### Problem statement
Your task is to filter the data below down to the lines holding "React".

+-------+

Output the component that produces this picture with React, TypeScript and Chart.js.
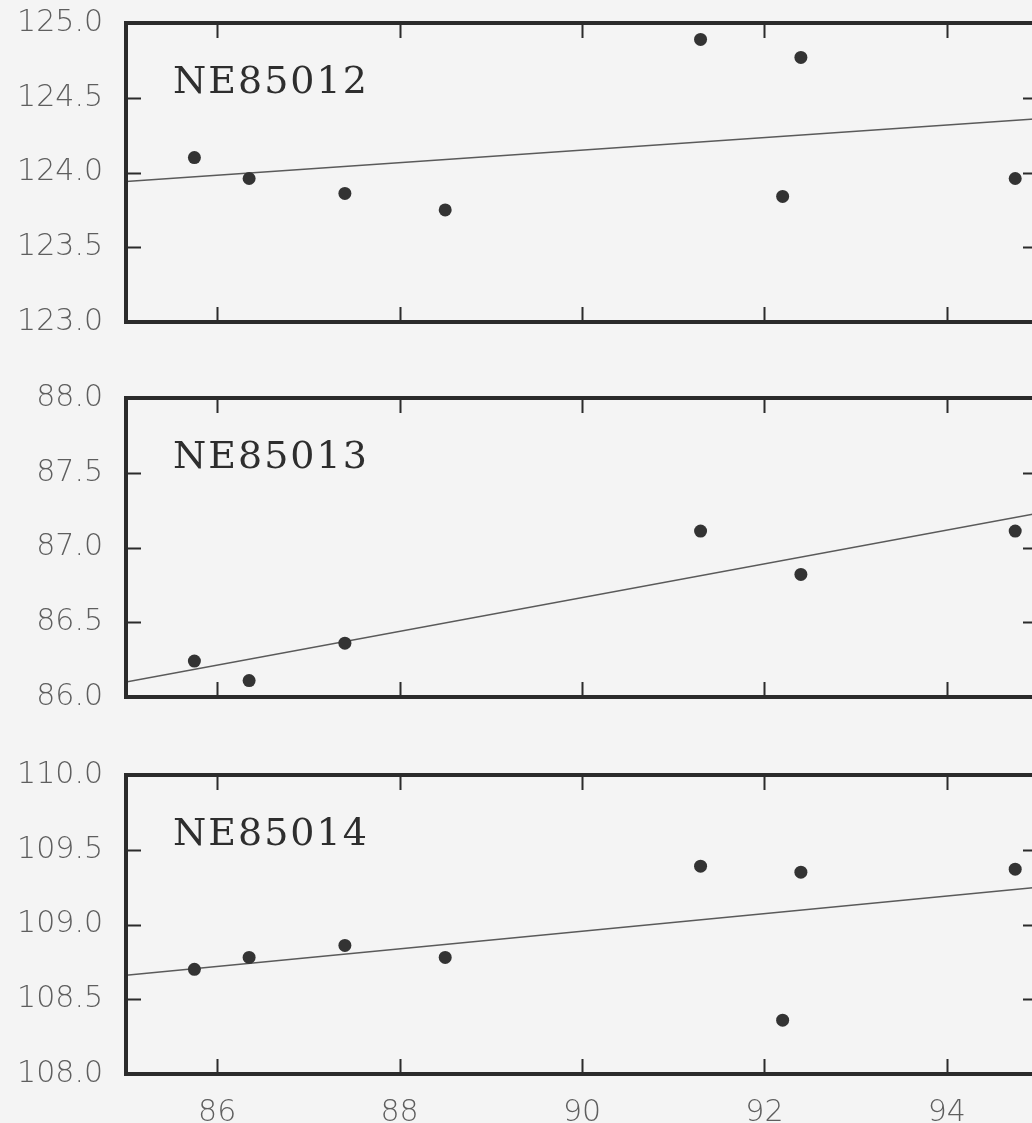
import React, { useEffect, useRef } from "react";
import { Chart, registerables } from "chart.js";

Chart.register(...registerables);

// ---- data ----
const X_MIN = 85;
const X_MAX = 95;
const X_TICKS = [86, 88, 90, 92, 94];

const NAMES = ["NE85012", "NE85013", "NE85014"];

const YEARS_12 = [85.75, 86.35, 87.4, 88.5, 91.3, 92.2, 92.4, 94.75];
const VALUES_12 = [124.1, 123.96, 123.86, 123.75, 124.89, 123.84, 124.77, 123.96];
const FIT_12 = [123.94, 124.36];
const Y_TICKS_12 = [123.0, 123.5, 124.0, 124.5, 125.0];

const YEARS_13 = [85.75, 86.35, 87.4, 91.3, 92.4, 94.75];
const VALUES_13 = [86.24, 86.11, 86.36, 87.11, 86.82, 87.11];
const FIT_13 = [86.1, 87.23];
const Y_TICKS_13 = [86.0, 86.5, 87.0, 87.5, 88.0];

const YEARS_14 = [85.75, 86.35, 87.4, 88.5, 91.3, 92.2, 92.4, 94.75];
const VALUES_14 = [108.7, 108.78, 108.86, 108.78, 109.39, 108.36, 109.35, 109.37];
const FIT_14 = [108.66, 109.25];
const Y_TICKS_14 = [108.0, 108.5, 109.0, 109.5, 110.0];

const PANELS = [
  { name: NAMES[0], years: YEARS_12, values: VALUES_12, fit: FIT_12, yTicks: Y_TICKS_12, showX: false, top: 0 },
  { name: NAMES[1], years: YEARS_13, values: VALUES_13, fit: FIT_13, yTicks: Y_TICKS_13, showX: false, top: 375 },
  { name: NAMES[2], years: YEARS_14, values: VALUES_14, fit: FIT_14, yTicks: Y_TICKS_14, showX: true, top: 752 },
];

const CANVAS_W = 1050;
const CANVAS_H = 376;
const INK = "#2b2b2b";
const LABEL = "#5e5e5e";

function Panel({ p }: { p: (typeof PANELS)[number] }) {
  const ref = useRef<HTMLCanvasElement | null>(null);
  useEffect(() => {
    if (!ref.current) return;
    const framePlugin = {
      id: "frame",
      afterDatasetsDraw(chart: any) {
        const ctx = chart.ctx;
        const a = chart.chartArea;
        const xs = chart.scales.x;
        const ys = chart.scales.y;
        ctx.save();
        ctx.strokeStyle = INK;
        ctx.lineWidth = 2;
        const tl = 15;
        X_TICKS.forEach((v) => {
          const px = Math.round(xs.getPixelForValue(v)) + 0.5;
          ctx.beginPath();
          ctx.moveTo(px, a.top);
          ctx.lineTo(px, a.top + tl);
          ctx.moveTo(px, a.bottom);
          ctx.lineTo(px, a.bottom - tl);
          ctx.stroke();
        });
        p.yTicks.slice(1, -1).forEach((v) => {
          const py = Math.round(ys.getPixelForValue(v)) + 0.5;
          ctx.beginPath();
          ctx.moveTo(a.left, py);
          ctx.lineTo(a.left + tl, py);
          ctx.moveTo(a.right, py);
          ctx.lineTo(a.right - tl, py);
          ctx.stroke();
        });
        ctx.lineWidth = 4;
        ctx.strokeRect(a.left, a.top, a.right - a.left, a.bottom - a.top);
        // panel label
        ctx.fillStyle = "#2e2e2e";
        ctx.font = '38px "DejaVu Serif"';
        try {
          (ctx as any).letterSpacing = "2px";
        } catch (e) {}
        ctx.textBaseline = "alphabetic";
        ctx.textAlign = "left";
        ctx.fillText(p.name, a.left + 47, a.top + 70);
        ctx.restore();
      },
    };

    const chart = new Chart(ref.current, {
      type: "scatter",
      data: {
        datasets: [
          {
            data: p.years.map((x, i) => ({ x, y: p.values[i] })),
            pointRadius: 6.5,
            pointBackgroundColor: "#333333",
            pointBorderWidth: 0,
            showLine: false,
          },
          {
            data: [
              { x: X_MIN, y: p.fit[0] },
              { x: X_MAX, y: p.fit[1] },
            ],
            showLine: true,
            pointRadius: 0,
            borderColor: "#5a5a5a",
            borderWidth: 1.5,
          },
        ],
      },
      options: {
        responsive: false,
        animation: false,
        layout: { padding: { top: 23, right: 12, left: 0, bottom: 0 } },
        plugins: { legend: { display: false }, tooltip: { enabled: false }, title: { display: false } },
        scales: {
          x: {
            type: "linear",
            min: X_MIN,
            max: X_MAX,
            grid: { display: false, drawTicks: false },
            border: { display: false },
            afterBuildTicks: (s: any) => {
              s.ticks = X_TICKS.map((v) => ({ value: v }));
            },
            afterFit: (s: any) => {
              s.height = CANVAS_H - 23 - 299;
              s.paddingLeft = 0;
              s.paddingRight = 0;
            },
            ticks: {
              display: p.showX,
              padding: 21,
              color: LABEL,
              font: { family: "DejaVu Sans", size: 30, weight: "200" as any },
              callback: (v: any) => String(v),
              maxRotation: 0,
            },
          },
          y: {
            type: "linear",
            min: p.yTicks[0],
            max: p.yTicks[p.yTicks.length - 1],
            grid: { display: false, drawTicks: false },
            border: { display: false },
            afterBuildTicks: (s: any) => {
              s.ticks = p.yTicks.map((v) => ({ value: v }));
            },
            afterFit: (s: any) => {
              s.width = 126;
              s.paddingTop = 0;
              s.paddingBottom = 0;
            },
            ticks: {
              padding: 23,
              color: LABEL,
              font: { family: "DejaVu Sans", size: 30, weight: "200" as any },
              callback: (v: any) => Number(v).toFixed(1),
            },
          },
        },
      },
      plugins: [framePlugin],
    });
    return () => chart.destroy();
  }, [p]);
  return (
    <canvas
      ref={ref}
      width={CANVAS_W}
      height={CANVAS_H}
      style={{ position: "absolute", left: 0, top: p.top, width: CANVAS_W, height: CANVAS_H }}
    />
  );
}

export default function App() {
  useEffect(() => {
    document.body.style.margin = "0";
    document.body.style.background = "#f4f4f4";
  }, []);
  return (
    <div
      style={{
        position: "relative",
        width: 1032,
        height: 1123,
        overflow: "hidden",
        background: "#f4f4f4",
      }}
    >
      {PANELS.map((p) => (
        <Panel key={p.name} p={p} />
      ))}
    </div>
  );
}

+-------+

### Problem solution
Output the component that produces this picture with React, TypeScript and Chart.js.
import React, { useEffect, useRef } from "react";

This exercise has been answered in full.